## DATASET CONTENT
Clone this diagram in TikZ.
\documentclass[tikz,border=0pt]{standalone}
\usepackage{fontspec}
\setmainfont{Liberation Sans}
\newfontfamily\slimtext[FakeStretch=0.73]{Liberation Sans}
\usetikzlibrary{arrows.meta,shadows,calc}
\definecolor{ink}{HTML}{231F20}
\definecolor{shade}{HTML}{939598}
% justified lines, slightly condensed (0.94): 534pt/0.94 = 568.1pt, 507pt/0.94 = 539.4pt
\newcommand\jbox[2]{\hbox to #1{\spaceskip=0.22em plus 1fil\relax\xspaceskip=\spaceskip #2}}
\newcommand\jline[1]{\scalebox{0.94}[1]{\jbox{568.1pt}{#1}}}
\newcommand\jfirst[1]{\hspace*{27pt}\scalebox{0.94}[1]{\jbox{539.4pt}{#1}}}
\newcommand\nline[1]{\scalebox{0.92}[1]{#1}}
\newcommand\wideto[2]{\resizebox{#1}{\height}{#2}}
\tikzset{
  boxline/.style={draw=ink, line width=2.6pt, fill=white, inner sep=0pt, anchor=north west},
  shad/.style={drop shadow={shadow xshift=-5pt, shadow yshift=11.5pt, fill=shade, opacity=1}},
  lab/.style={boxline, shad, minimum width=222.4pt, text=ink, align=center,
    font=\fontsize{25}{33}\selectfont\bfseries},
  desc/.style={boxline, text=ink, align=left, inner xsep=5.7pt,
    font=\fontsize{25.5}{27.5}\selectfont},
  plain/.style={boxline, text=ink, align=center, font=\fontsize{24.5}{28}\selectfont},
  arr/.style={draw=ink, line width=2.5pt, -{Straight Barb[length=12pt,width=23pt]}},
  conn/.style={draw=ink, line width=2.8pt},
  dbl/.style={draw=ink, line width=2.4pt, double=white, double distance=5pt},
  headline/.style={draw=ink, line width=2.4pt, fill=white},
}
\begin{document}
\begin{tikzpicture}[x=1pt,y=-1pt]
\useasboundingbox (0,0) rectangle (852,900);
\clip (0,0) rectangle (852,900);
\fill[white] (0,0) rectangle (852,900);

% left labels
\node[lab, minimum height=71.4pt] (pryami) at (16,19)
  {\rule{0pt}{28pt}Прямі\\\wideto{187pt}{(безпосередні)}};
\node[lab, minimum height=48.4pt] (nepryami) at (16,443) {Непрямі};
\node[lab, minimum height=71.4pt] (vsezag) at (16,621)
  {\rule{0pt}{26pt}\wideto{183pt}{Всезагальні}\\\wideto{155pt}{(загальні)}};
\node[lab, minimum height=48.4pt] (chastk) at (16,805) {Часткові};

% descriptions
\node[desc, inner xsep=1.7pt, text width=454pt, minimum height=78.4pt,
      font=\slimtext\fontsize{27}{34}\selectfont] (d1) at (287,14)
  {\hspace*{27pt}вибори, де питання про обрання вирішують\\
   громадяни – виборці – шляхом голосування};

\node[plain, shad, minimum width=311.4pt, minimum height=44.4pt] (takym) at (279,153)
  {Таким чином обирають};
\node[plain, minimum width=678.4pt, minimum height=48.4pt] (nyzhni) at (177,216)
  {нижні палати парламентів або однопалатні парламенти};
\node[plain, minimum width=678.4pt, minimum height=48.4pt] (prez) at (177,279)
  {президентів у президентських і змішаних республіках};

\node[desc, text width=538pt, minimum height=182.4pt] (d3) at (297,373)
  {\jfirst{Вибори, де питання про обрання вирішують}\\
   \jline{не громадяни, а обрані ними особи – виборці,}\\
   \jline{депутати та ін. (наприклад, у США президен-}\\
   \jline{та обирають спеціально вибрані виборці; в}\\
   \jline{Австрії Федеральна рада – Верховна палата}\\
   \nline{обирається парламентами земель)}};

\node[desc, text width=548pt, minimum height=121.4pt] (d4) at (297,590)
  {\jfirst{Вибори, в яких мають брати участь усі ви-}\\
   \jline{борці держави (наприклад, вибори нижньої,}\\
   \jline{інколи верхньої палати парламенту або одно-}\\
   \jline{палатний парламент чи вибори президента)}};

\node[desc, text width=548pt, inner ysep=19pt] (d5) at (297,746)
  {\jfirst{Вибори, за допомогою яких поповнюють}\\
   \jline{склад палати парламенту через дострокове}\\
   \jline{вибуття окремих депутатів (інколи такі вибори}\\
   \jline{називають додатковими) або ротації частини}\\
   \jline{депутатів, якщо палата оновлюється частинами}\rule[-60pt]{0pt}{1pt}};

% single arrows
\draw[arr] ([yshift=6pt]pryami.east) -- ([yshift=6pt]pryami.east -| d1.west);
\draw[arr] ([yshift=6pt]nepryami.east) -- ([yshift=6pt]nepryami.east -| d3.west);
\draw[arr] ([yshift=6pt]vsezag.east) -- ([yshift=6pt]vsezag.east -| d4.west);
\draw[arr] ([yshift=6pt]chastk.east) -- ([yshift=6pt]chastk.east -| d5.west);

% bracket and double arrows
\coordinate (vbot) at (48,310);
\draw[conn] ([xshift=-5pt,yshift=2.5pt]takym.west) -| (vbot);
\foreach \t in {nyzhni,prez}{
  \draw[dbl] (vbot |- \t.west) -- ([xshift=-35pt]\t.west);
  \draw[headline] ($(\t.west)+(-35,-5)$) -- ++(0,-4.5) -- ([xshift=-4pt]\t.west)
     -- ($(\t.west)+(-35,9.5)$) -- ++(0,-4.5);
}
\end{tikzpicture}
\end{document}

## DIRECTION
Copy out the whole listing, exactly as written.

## EXERCISE ANSWER
Clone this diagram in TikZ.
\documentclass[tikz,border=0pt]{standalone}
\usepackage{fontspec}
\setmainfont{Liberation Sans}
\newfontfamily\slimtext[FakeStretch=0.73]{Liberation Sans}
\usetikzlibrary{arrows.meta,shadows,calc}
\definecolor{ink}{HTML}{231F20}
\definecolor{shade}{HTML}{939598}
% justified lines, slightly condensed (0.94): 534pt/0.94 = 568.1pt, 507pt/0.94 = 539.4pt
\newcommand\jbox[2]{\hbox to #1{\spaceskip=0.22em plus 1fil\relax\xspaceskip=\spaceskip #2}}
\newcommand\jline[1]{\scalebox{0.94}[1]{\jbox{568.1pt}{#1}}}
\newcommand\jfirst[1]{\hspace*{27pt}\scalebox{0.94}[1]{\jbox{539.4pt}{#1}}}
\newcommand\nline[1]{\scalebox{0.92}[1]{#1}}
\newcommand\wideto[2]{\resizebox{#1}{\height}{#2}}
\tikzset{
  boxline/.style={draw=ink, line width=2.6pt, fill=white, inner sep=0pt, anchor=north west},
  shad/.style={drop shadow={shadow xshift=-5pt, shadow yshift=11.5pt, fill=shade, opacity=1}},
  lab/.style={boxline, shad, minimum width=222.4pt, text=ink, align=center,
    font=\fontsize{25}{33}\selectfont\bfseries},
  desc/.style={boxline, text=ink, align=left, inner xsep=5.7pt,
    font=\fontsize{25.5}{27.5}\selectfont},
  plain/.style={boxline, text=ink, align=center, font=\fontsize{24.5}{28}\selectfont},
  arr/.style={draw=ink, line width=2.5pt, -{Straight Barb[length=12pt,width=23pt]}},
  conn/.style={draw=ink, line width=2.8pt},
  dbl/.style={draw=ink, line width=2.4pt, double=white, double distance=5pt},
  headline/.style={draw=ink, line width=2.4pt, fill=white},
}
\begin{document}
\begin{tikzpicture}[x=1pt,y=-1pt]
\useasboundingbox (0,0) rectangle (852,900);
\clip (0,0) rectangle (852,900);
\fill[white] (0,0) rectangle (852,900);

% left labels
\node[lab, minimum height=71.4pt] (pryami) at (16,19)
  {\rule{0pt}{28pt}Прямі\\\wideto{187pt}{(безпосередні)}};
\node[lab, minimum height=48.4pt] (nepryami) at (16,443) {Непрямі};
\node[lab, minimum height=71.4pt] (vsezag) at (16,621)
  {\rule{0pt}{26pt}\wideto{183pt}{Всезагальні}\\\wideto{155pt}{(загальні)}};
\node[lab, minimum height=48.4pt] (chastk) at (16,805) {Часткові};

% descriptions
\node[desc, inner xsep=1.7pt, text width=454pt, minimum height=78.4pt,
      font=\slimtext\fontsize{27}{34}\selectfont] (d1) at (287,14)
  {\hspace*{27pt}вибори, де питання про обрання вирішують\\
   громадяни – виборці – шляхом голосування};

\node[plain, shad, minimum width=311.4pt, minimum height=44.4pt] (takym) at (279,153)
  {Таким чином обирають};
\node[plain, minimum width=678.4pt, minimum height=48.4pt] (nyzhni) at (177,216)
  {нижні палати парламентів або однопалатні парламенти};
\node[plain, minimum width=678.4pt, minimum height=48.4pt] (prez) at (177,279)
  {президентів у президентських і змішаних республіках};

\node[desc, text width=538pt, minimum height=182.4pt] (d3) at (297,373)
  {\jfirst{Вибори, де питання про обрання вирішують}\\
   \jline{не громадяни, а обрані ними особи – виборці,}\\
   \jline{депутати та ін. (наприклад, у США президен-}\\
   \jline{та обирають спеціально вибрані виборці; в}\\
   \jline{Австрії Федеральна рада – Верховна палата}\\
   \nline{обирається парламентами земель)}};

\node[desc, text width=548pt, minimum height=121.4pt] (d4) at (297,590)
  {\jfirst{Вибори, в яких мають брати участь усі ви-}\\
   \jline{борці держави (наприклад, вибори нижньої,}\\
   \jline{інколи верхньої палати парламенту або одно-}\\
   \jline{палатний парламент чи вибори президента)}};

\node[desc, text width=548pt, inner ysep=19pt] (d5) at (297,746)
  {\jfirst{Вибори, за допомогою яких поповнюють}\\
   \jline{склад палати парламенту через дострокове}\\
   \jline{вибуття окремих депутатів (інколи такі вибори}\\
   \jline{називають додатковими) або ротації частини}\\
   \jline{депутатів, якщо палата оновлюється частинами}\rule[-60pt]{0pt}{1pt}};

% single arrows
\draw[arr] ([yshift=6pt]pryami.east) -- ([yshift=6pt]pryami.east -| d1.west);
\draw[arr] ([yshift=6pt]nepryami.east) -- ([yshift=6pt]nepryami.east -| d3.west);
\draw[arr] ([yshift=6pt]vsezag.east) -- ([yshift=6pt]vsezag.east -| d4.west);
\draw[arr] ([yshift=6pt]chastk.east) -- ([yshift=6pt]chastk.east -| d5.west);

% bracket and double arrows
\coordinate (vbot) at (48,310);
\draw[conn] ([xshift=-5pt,yshift=2.5pt]takym.west) -| (vbot);
\foreach \t in {nyzhni,prez}{
  \draw[dbl] (vbot |- \t.west) -- ([xshift=-35pt]\t.west);
  \draw[headline] ($(\t.west)+(-35,-5)$) -- ++(0,-4.5) -- ([xshift=-4pt]\t.west)
     -- ($(\t.west)+(-35,9.5)$) -- ++(0,-4.5);
}
\end{tikzpicture}
\end{document}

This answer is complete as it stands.